The more people learn about each other, the closer they feel. Empathy, in this process, “is the glue that holds relationships and societies together.” What can promote empathy, furthermore, is viewing another person being in pain or suffering.
Thinking back on the person who showed so much support and care for you (vs. the person who did not), it is clear that they felt empathic toward your unfortunate situation.
Not only were they genuinely interested in what you were going through, but they also seemed to know without your having to explain just how rough it all was. This is, indeed, the person you’ll want to continue a relationship with even when your life gets back in order and their help is no longer “needed.”
The German research team cites prior research demonstrating the neural circuits that exist for affective empathy (feeling what someone feels) and its cognitive counterpart (knowing someone’s thoughts and intentions).
Brain scans reveal that the regions underlying these forms of empathy both become activated with increasing social closeness to another person. They also show changes when observing someone else’s pain. Could these two types of activation somehow be related? If so, an empathic response to another person’s pain could continue to foster social closeness even when that other person’s pain subsides.
Testing Empathy’s Role in Persistent Sense of Closeness
If this reasoning is indeed sound, the question then becomes one of showing its support experimentally. To do so, the authors used a reinforcement learning paradigm in which participants saw a confederate receive what they thought was a slightly painful stimulus.
In the empathy-learning trials, participants believed that the confederates were receiving the stimulus on 80 percent of the trials, and in the extinction phase (when empathy should decline) the painful stimulus was purportedly given 20 percent of the time. While this was happening, they were undergoing brain scans and also being asked to rate how close they felt to the other person.
For these trials, no pain was administered. Evidence for empathy’s effect on social closeness was taken from the data showing whether social closeness continued to remain high in the extinction phase.
Using complex machine-learning statistical tools to analyze brain scans, the Hamburg research team established the predicted links between empathy and persistent social closeness along with support for the neural underpinnings of this connection.
A second variant of the experiment tested the role of social reciprocity, another process related to empathy.

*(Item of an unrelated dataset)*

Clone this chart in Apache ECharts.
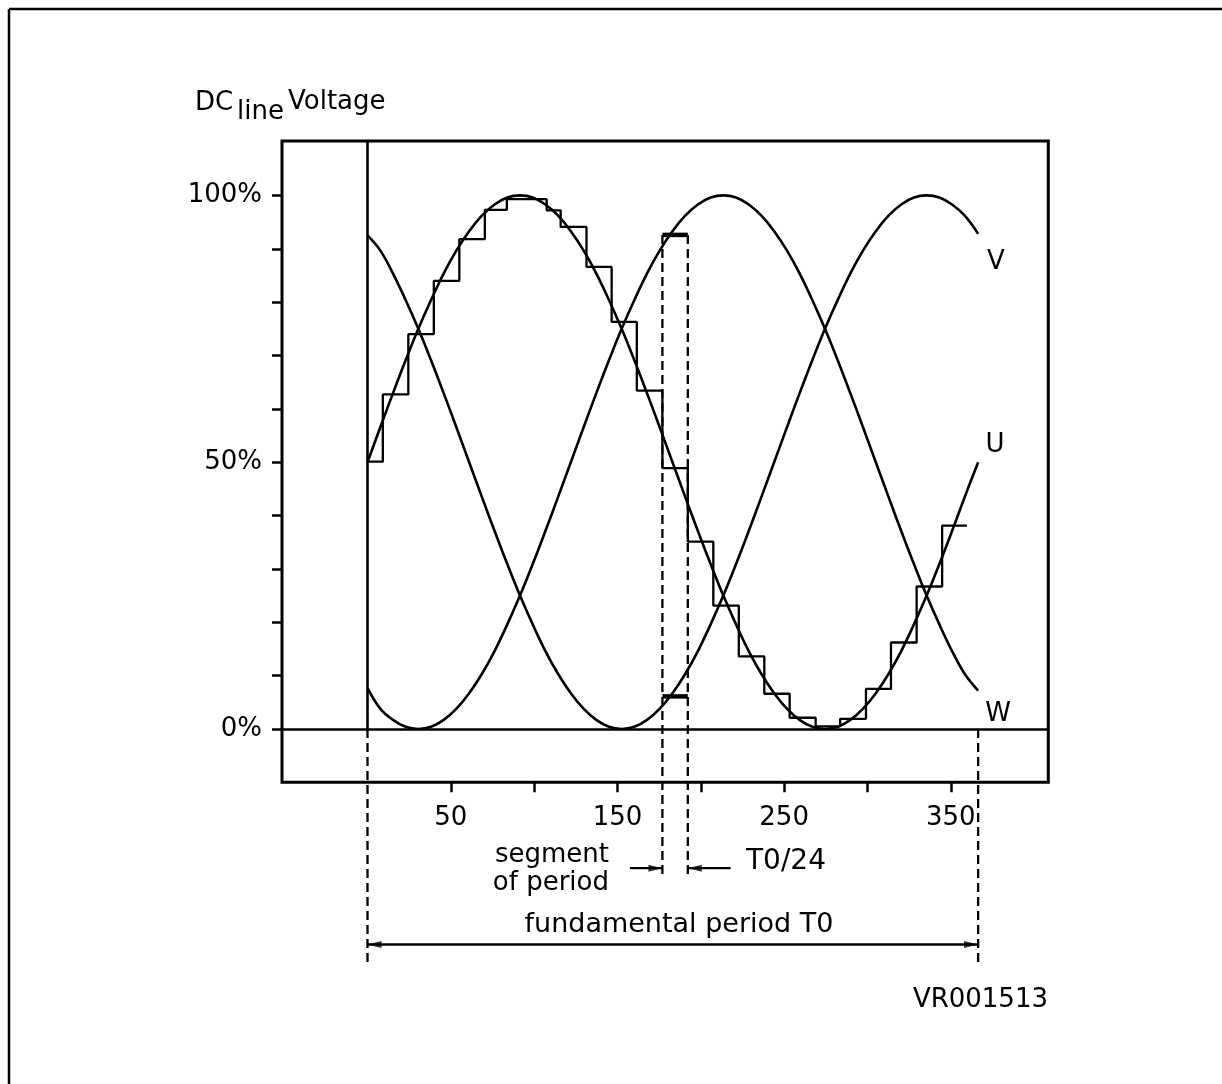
<!DOCTYPE html>
<html>
<head>
<meta charset="utf-8">
<style>
  html, body { margin: 0; padding: 0; background: #fff; }
  #main { width: 1222px; height: 1084px; }
</style>
<script src="https://cdn.jsdelivr.net/npm/echarts@6/dist/echarts.min.js"></script>
</head>
<body>
<div id="main"></div>
<script>
// sample positions along one fundamental period T0 (x axis units)
var curveX = [0, 7.63, 15.25, 22.88, 30.5, 38.13, 45.75, 53.38, 61, 68.63, 76.25, 83.88,
  91.5, 99.13, 106.75, 114.38, 122, 129.63, 137.25, 144.88, 152.5, 160.13, 167.75, 175.38,
  183, 190.63, 198.25, 205.88, 213.5, 221.13, 228.75, 236.38, 244, 251.63, 259.25, 266.88,
  274.5, 282.13, 289.75, 297.38, 305, 312.63, 320.25, 327.88, 335.5, 343.13, 350.75, 358.38, 366.4];
// the three phase voltages, % of DC line voltage
var phaseU = [50, 56.5, 62.9, 69.1, 75, 80.4, 85.4, 89.7, 93.3, 96.2, 98.3, 99.6,
  100, 99.6, 98.3, 96.2, 93.3, 89.7, 85.4, 80.4, 75, 69.1, 62.9, 56.5,
  50, 43.5, 37.1, 30.9, 25, 19.6, 14.6, 10.3, 6.7, 3.8, 1.7, 0.4,
  0, 0.4, 1.7, 3.8, 6.7, 10.3, 14.6, 19.6, 25, 30.9, 37.1, 43.5, 50];
var phaseV = [92.5, 89.7, 85.4, 80.4, 75, 69.1, 62.9, 56.5, 50, 43.5, 37.1, 30.9,
  25, 19.6, 14.6, 10.3, 6.7, 3.8, 1.7, 0.4, 0, 0.4, 1.7, 3.8,
  6.7, 10.3, 14.6, 19.6, 25, 30.9, 37.1, 43.5, 50, 56.5, 62.9, 69.1,
  75, 80.4, 85.4, 89.7, 93.3, 96.2, 98.3, 99.6, 100, 99.6, 98.3, 96.2, 92.8];
var phaseW = [7.7, 3.8, 1.7, 0.4, 0, 0.4, 1.7, 3.8, 6.7, 10.3, 14.6, 19.6,
  25, 30.9, 37.1, 43.5, 50, 56.5, 62.9, 69.1, 75, 80.4, 85.4, 89.7,
  93.3, 96.2, 98.3, 99.6, 100, 99.6, 98.3, 96.2, 93.3, 89.7, 85.4, 80.4,
  75, 69.1, 62.9, 56.5, 50, 43.5, 37.1, 30.9, 25, 19.6, 14.6, 10.3, 7.2];

// stepped approximation of U (segment edges and levels)
var stepEdges = [0, 9.2, 24.5, 39.8, 55.1, 70.4, 83.6, 107.5, 115.9, 131.4, 146.5, 161.6,
  176.95, 192.2, 207.5, 222.8, 238.1, 253.3, 268.9, 283.6, 299.1, 314.1, 329.5, 344.8, 359.7];
var stepLevels = [50.1, 62.7, 74.0, 84.0, 91.8, 97.3, 99.3, 97.2, 94.1, 86.6, 76.3, 63.4,
  48.9, 35.1, 23.1, 13.6, 6.6, 2.1, 0.5, 1.9, 7.5, 16.2, 26.7, 38.1];

// highlighted segment (one T0/24 slice) with the levels of the other two phases
var segEdges = [176.95, 192.2];
var segLevels = [92.6, 6.1];
var periodEnds = [0, 366.4];

var xTicks = [50, 100, 150, 200, 250, 300, 350];
var xLabels = [50, 150, 250, 350];
var yTicks = [0, 10, 20, 30, 40, 50, 60, 70, 80, 90, 100];
var yLabels = [0, 50, 100];

// layout of the dimension lines under the plot (in y axis units)
var X_MIN = -51.3, X_MAX = 408.5, Y_MIN = -10, Y_MAX = 110.2;
var segDashEnd = -28.1, periodDashEnd = -44.2;
var segArrowY = -26.1, periodArrowY = -40.4;
var segArrowLen = 19.5, t24ArrowLen = 25.7;

var FONT = '"DejaVu Sans", sans-serif';

function zip(xs, ys) {
  return xs.map(function (x, i) { return [x, ys[i]]; });
}

function stairs(edges, levels) {
  var pts = [];
  levels.forEach(function (v, i) {
    pts.push([edges[i], v]);
    pts.push([edges[i + 1], v]);
  });
  return pts;
}

function plainLine(data, width, dashed) {
  return {
    type: 'line',
    data: data,
    symbol: 'none',
    clip: false,
    silent: true,
    z: 3,
    lineStyle: { color: '#000', width: width, type: dashed ? [9, 5] : 'solid' }
  };
}

function curve(data) {
  return {
    type: 'line',
    data: data,
    smooth: 0.4,
    symbol: 'none',
    silent: true,
    lineStyle: { color: '#000', width: 2.6 }
  };
}

var myChart = echarts.init(document.getElementById('main'));

var uSeries = curve(zip(curveX, phaseU));
uSeries.markLine = {
  silent: true,
  symbol: 'none',
  label: { show: false },
  lineStyle: { color: '#000', width: 2.6, type: 'solid' },
  data: [
    { yAxis: 0 },
    [{ coord: [0, 0] }, { coord: [0, Y_MAX] }]
  ]
};

var arrows = [
  { value: [periodEnds[0], periodArrowY], symbolRotate: 90, symbolOffset: [7, 0] },
  { value: [periodEnds[1], periodArrowY], symbolRotate: -90, symbolOffset: [-7, 0] },
  { value: [segEdges[0], segArrowY], symbolRotate: -90, symbolOffset: [-7, 0] },
  { value: [segEdges[1], segArrowY], symbolRotate: 90, symbolOffset: [7, 0] }
];

var option = {
  animation: false,
  backgroundColor: '#fff',
  grid: {
    left: 282,
    top: 141,
    width: 766.3,
    height: 641.3,
    show: true,
    borderColor: '#000',
    borderWidth: 3,
    backgroundColor: 'transparent'
  },
  xAxis: {
    type: 'value',
    min: X_MIN,
    max: X_MAX,
    splitLine: { show: false },
    axisLine: { show: false, onZero: false },
    axisTick: {
      show: true,
      length: 10,
      customValues: xTicks,
      lineStyle: { color: '#000', width: 2.5 }
    },
    axisLabel: {
      customValues: xLabels,
      margin: 23,
      color: '#000',
      fontSize: 26,
      fontFamily: FONT
    }
  },
  yAxis: {
    type: 'value',
    min: Y_MIN,
    max: Y_MAX,
    splitLine: { show: false },
    axisLine: { show: false, onZero: false },
    axisTick: {
      show: true,
      length: 10,
      customValues: yTicks,
      lineStyle: { color: '#000', width: 2.5 }
    },
    axisLabel: {
      customValues: yLabels,
      margin: 20,
      color: '#000',
      fontSize: 26,
      fontFamily: FONT,
      formatter: function (v) { return v + '%'; }
    }
  },
  series: [
    uSeries,
    curve(zip(curveX, phaseV)),
    curve(zip(curveX, phaseW)),
    plainLine(stairs(stepEdges, stepLevels), 2.3, false),
    // other phases inside the highlighted segment
    plainLine([[segEdges[0], segLevels[0]], [segEdges[1], segLevels[0]]], 4.5, false),
    plainLine([[segEdges[0], segLevels[1]], [segEdges[1], segLevels[1]]], 4.5, false),
    // dashed guides
    plainLine([[segEdges[0], segLevels[0]], [segEdges[0], segDashEnd]], 2.3, true),
    plainLine([[segEdges[1], segLevels[0]], [segEdges[1], segDashEnd]], 2.3, true),
    plainLine([[periodEnds[0], 0], [periodEnds[0], periodDashEnd]], 2.3, true),
    plainLine([[periodEnds[1], 0], [periodEnds[1], periodDashEnd]], 2.3, true),
    // dimension lines
    plainLine([[periodEnds[0], periodArrowY], [periodEnds[1], periodArrowY]], 2.3, false),
    plainLine([[segEdges[0] - segArrowLen, segArrowY], [segEdges[0], segArrowY]], 2.3, false),
    plainLine([[segEdges[1], segArrowY], [segEdges[1] + t24ArrowLen, segArrowY]], 2.3, false),
    {
      type: 'scatter',
      data: arrows,
      symbol: 'triangle',
      symbolSize: [7, 14],
      clip: false,
      silent: true,
      z: 4,
      itemStyle: { color: '#000' }
    }
  ],
  graphic: [
    { type: 'line', shape: { x1: 9, y1: 9, x2: 1222, y2: 9 }, style: { stroke: '#000', lineWidth: 2.5 } },
    { type: 'line', shape: { x1: 9, y1: 9, x2: 9, y2: 1084 }, style: { stroke: '#000', lineWidth: 2.5 } },
    { type: 'text', x: 195, y: 103, style: { text: 'DC', font: '26px ' + FONT, fill: '#000', align: 'left', verticalAlign: 'middle' } },
    { type: 'text', x: 237, y: 112, style: { text: 'line', font: '26px ' + FONT, fill: '#000', align: 'left', verticalAlign: 'middle' } },
    { type: 'text', x: 288, y: 102, style: { text: 'Voltage', font: '26px ' + FONT, fill: '#000', align: 'left', verticalAlign: 'middle' } },
    { type: 'text', x: 996, y: 262, style: { text: 'V', font: '26px ' + FONT, fill: '#000', align: 'center', verticalAlign: 'middle' } },
    { type: 'text', x: 995, y: 445, style: { text: 'U', font: '26px ' + FONT, fill: '#000', align: 'center', verticalAlign: 'middle' } },
    { type: 'text', x: 998, y: 714, style: { text: 'W', font: '26px ' + FONT, fill: '#000', align: 'center', verticalAlign: 'middle' } },
    { type: 'text', x: 609, y: 855, style: { text: 'segment', font: '26px ' + FONT, fill: '#000', align: 'right', verticalAlign: 'middle' } },
    { type: 'text', x: 609, y: 883, style: { text: 'of period', font: '26px ' + FONT, fill: '#000', align: 'right', verticalAlign: 'middle' } },
    { type: 'text', x: 746, y: 862, style: { text: 'T0/24', font: '28px ' + FONT, fill: '#000', align: 'left', verticalAlign: 'middle' } },
    { type: 'text', x: 679, y: 925, style: { text: 'fundamental period T0', font: '27px ' + FONT, fill: '#000', align: 'center', verticalAlign: 'middle' } },
    { type: 'text', x: 1048, y: 1000, style: { text: 'VR001513', font: '26px ' + FONT, fill: '#000', align: 'right', verticalAlign: 'middle' } }
  ]
};

myChart.setOption(option);
window.addEventListener('resize', function () {
  myChart.resize();
});
</script>
</body>
</html>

For these trials, participants were the ones who received an actual small but painful stimulus unless the confederate offered to save them (which would have supposedly cost them money).
The number of pain versus non-pain trials was predetermined, however, and randomly assigned. Here, the question was whether reciprocity would also help to stimulate feelings of closeness.
The reciprocity study showed that social closeness persisted in the extinction trials far less so than in the empathy trials. In other words, benefiting from someone else’s help had less of an influence on lasting social closeness than did the stimulation of feelings of empathy.
As the authors concluded, not only is empathy the glue that holds relationships together, but it also “can lead to stable personal and societal relationships.”
Building Your Own Social Connectedness
Now that you can see what watching someone else in pain can do to promote social closeness, you can have a better understanding of what made your helpful and supportive friend’s response so much more impactful.
Although technically the reciprocity condition in the Saulin et al. study would suggest that being helped has less effect than helping, in an actual relationship, it is likely that receiving empathy can start a deepening of social connections that could continue when the good times finally come.
By the same token, if showing empathy helps foster social connection, when you are the person who helps a friend during tough times, it will be your understanding that can begin to build a more sustainable relationship.
As a selfless act, showing empathy should have no “purpose.” Even so, being willing to listen to someone else’s heartache may become the basis for the kind of closeness that will deepen over time.
To sum up, borrowing from the observation that the German author team concluded with, as a “societal glue,” empathy would seem to be a pretty effective tool.